For his reporting on the Soviet Union Carroll won the 1942 Headliners Award. That year he also published the book We’re In This With Russia, an assessment of the Soviet Union's ability to fight off the Nazi onslaught.

==Government service==
Carroll left journalism in 1942 when he was appointed by Elmer Davis, then director of the U.S. Office of War Information (OWI), to head up the organization's European operations based in London. The position required Carroll to work closely with both the Political Warfare Executive, a secret British agency created in 1941 to produce and disseminate propaganda, as well as with General Dwight Eisenhower’s Psychological Warfare Branch. Following a dispute with Robert Sherwood, then heading up OWI’s New York office, Carroll resigned his position but returned several months later at the request of Davis to head up European operations based in Washington D.C. During this time, Carroll was instrumental in developing communication strategies aimed at ensuring the preservation of Rome and in minimizing the Luftwaffe’s presence during D-Day, among other campaigns. On the dissolution of OWI in 1945 he wrote Persuade or Perish, which summarized Allied wartime propaganda efforts (published in 1948).

==Return to journalism==
Following the war, Carroll returned to journalism in 1949 as executive editor of Winston-Salem Journal and Sentinel in North Carolina.

===The New York Times===
In 1955 Carroll was recruited by The New York Times Washington bureau chief, James R. Reston, to serve as news editor for the bureau, based in Washington D.C. While there he oversaw what has often been called the “golden years” of the bureau, during which numerous journalists under Carroll and Reston's direction garnered fame and recognition. These included Russell Baker, Tom Wicker, Allen Drury, Anthony Lewis, and Max Frankel, among others.

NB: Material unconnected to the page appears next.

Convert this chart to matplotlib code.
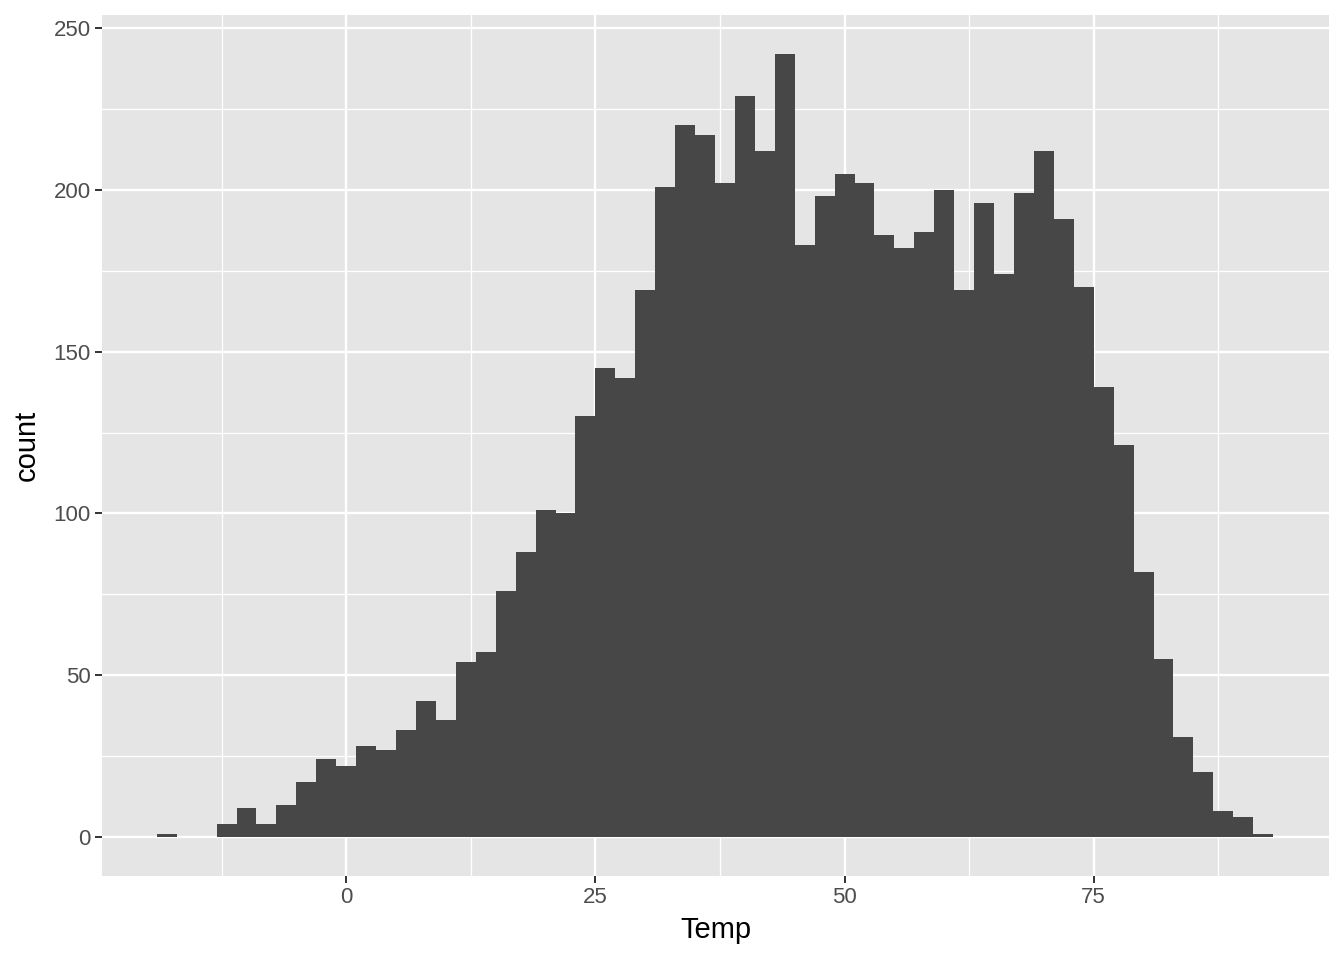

===Winston-Salem Journal and Sentinel===
Carroll left The New York Times in 1963 to return to Winston-Salem as editor and publisher of the Winston-Salem Journal and Sentinel. His return coincided with the surgeon general's report on the dangers of smoking in 1964. Carroll, despite the economic dependency of the region on the tobacco industry, directed the paper to fully cover the dangers of smoking to the public. He also helped lead efforts on the creation of the North Carolina School of the Arts in Winston-Salem, as well as the desegregation of schools in the city. Toward the end of his career, he championed environmental causes, leading the Winston-Salem Journal to a Pulitzer Prize for environmental reporting in 1971. Following his retirement from the paper in 1974 he worked as a director of the national effort to preserve the New River Valley.

A voice of journalism in the South, Carroll wrote and lectured frequently on the ethics of his profession. He served on both the Nieman Fellowship selection boards as well as the Pulitzer Prize boards (1968–1973). He also provided frequent advice to the U.S. State Department on U.S.-Soviet relations.

==Personal life==
Carroll was married to the former Margaret (Peggy) Sawyer. He and Peggy had four children: Margaret, John, Rosamund (Posie) and Patricia. John Carroll became a well-known journalist, whose leadership at the LA Times "was like watching Willie Mays play baseball," according to his colleague, New York Times Executive Editor Dean Baquet. Like his father, John was a member of the Pulitzer Prize Board, and garnered numerous journalism awards before his death in 2015.